What You Need to Know About Visual Studio .NET 2003

When Microsoft ships Windows Server 2003 in April, the product line will include the second-generation Visual Studio .NET software development suite. Dubbed Visual Studio .NET 2003 (formerly code-named Everett), this version of Microsoft's premier set of developer tools adds important new features and better support for Windows CE .NET mobile devices.

It's Not a Service Pack
Visual Studio .NET 2003 is an incremental release (and not a major new release, as the previous version was), but it's not a service pack. This distinction means that no relatively lightweight download will be available to ease your upgrade from Visual Studio .NET to Visual Studio .NET 2003. Instead, developers must download two massive DVD-sized International Organization for Standardization (ISO) images to upgrade. But the good news is the price. Microsoft Developer Network (MSDN) members can download Visual Studio .NET 2003 for free, and other Visual Studio .NET customers can upgrade for just $29.

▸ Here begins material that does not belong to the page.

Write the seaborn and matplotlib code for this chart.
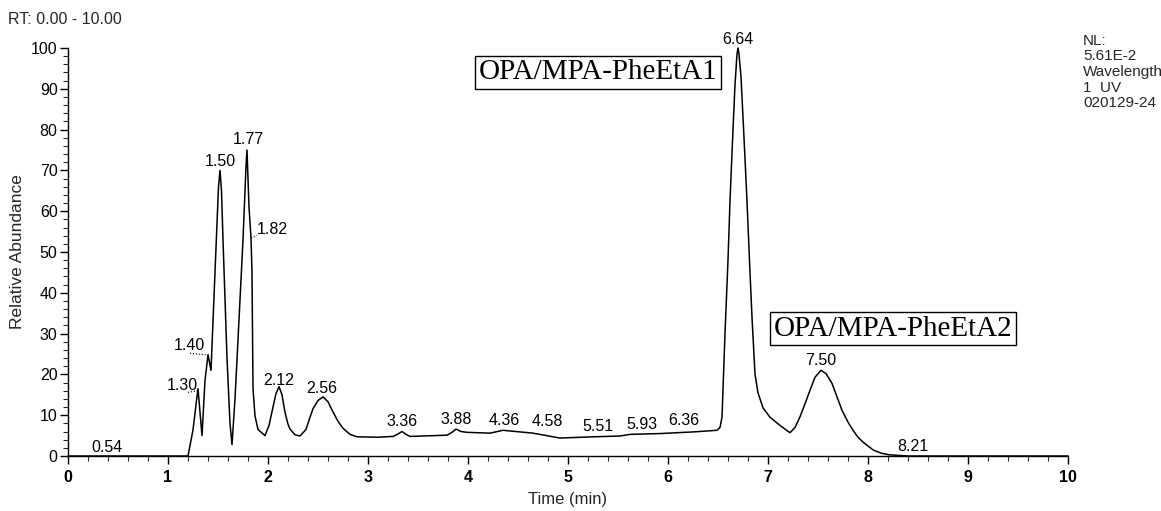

Support for New Technologies
Visual Studio .NET 2003 supports a variety of new technologies, including Web services standards such as WS-Attachment and WS-Security. For professional developers, Visual Studio .NET 2003 includes advanced C++ features such as 98-percent conformity with the latest ISO specification for the language. Visual C++ .NET also includes support for the Windows Form technologies that debuted in Visual Basic .NET and C# last year. Visual Basic (VB) users will appreciate the suite's improved wizards for migrating legacy code to the new environment. Also, a new Visual J# tool should ease migration of Java code to .NET.

Target Mobile Devices
One of Visual Studio .NET 2003's most important new features is its integration with the final version of the Microsoft .NET Compact Framework. The integration lets developers target mobile devices, such as Pocket PCs and Windows Powered Smartphones, that are based on Windows CE .NET technology. Microsoft says that this framework supports more than 200 devices; however, the company has expressed no interest in supporting Palm OSĀ­based devices or various popular cell-phone platforms, which could pose a problem for some enterprises.

Visual Studio .NET 2003 is a strong upgrade, and given its negligible price, it's a no-brainer for any developer using the current version. Furthermore, VB developers who skipped out on Visual Studio .NET might consider Visual Studio .NET 2003 because of its enhanced application migration tools. However, for shops that want to integrate their back-end systems with mobile devices based on non-Microsoft technologies, Visual Studio .NET 2003 won't help. In such cases, developers will have to look elsewhere for solutions. In the meantime, there are few, if any, barriers to moving to this new release. Give it a look.